Exercise directions: Line by line, repeat the data below exactly, beginning at the first line and ending at the line with "(R11.south) -- (R111.north);". Omit pictures.

########

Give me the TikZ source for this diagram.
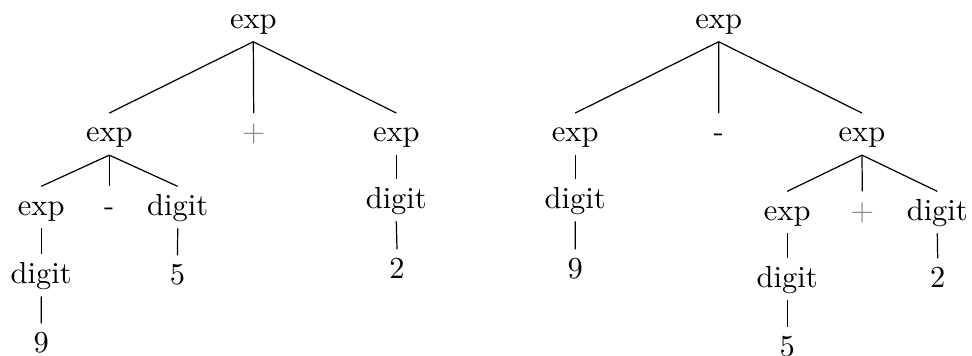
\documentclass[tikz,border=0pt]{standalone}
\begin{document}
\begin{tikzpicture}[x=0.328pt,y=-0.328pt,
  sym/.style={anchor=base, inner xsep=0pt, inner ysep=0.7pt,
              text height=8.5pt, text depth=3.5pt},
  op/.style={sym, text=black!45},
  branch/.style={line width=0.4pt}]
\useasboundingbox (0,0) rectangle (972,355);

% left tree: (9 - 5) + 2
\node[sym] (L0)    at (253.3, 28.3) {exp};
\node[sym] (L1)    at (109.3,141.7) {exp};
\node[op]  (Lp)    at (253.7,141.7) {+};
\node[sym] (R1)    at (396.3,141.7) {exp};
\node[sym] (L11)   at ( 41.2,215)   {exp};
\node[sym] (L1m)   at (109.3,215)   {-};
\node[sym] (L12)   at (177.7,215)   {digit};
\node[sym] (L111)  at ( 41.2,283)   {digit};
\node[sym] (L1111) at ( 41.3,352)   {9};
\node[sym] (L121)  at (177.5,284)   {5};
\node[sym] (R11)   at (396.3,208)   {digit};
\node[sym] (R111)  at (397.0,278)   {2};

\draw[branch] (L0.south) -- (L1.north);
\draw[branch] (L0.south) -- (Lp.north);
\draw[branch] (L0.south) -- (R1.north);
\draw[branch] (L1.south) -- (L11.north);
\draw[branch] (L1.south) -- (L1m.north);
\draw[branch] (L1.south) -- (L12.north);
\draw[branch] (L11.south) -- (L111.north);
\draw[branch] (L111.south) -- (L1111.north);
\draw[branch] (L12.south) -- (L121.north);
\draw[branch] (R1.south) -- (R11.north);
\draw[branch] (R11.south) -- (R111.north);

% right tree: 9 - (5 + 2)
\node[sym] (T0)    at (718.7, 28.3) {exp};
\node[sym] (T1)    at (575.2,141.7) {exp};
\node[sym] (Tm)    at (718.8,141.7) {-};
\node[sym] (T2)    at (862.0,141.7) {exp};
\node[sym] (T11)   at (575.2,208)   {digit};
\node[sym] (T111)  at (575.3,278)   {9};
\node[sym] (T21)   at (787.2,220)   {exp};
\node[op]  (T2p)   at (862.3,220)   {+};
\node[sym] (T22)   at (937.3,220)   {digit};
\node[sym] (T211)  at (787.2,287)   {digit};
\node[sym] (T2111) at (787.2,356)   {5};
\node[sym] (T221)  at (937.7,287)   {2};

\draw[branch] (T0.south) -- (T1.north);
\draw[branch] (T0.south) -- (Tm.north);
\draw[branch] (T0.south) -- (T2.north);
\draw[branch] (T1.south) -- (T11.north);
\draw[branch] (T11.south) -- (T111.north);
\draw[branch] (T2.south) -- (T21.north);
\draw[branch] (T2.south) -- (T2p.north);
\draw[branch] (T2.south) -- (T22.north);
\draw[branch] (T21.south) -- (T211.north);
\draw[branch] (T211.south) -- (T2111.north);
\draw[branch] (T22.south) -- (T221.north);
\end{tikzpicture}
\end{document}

########

Full answer:
Give me the TikZ source for this diagram.
\documentclass[tikz,border=0pt]{standalone}
\begin{document}
\begin{tikzpicture}[x=0.328pt,y=-0.328pt,
  sym/.style={anchor=base, inner xsep=0pt, inner ysep=0.7pt,
              text height=8.5pt, text depth=3.5pt},
  op/.style={sym, text=black!45},
  branch/.style={line width=0.4pt}]
\useasboundingbox (0,0) rectangle (972,355);

% left tree: (9 - 5) + 2
\node[sym] (L0)    at (253.3, 28.3) {exp};
\node[sym] (L1)    at (109.3,141.7) {exp};
\node[op]  (Lp)    at (253.7,141.7) {+};
\node[sym] (R1)    at (396.3,141.7) {exp};
\node[sym] (L11)   at ( 41.2,215)   {exp};
\node[sym] (L1m)   at (109.3,215)   {-};
\node[sym] (L12)   at (177.7,215)   {digit};
\node[sym] (L111)  at ( 41.2,283)   {digit};
\node[sym] (L1111) at ( 41.3,352)   {9};
\node[sym] (L121)  at (177.5,284)   {5};
\node[sym] (R11)   at (396.3,208)   {digit};
\node[sym] (R111)  at (397.0,278)   {2};

\draw[branch] (L0.south) -- (L1.north);
\draw[branch] (L0.south) -- (Lp.north);
\draw[branch] (L0.south) -- (R1.north);
\draw[branch] (L1.south) -- (L11.north);
\draw[branch] (L1.south) -- (L1m.north);
\draw[branch] (L1.south) -- (L12.north);
\draw[branch] (L11.south) -- (L111.north);
\draw[branch] (L111.south) -- (L1111.north);
\draw[branch] (L12.south) -- (L121.north);
\draw[branch] (R1.south) -- (R11.north);
\draw[branch] (R11.south) -- (R111.north);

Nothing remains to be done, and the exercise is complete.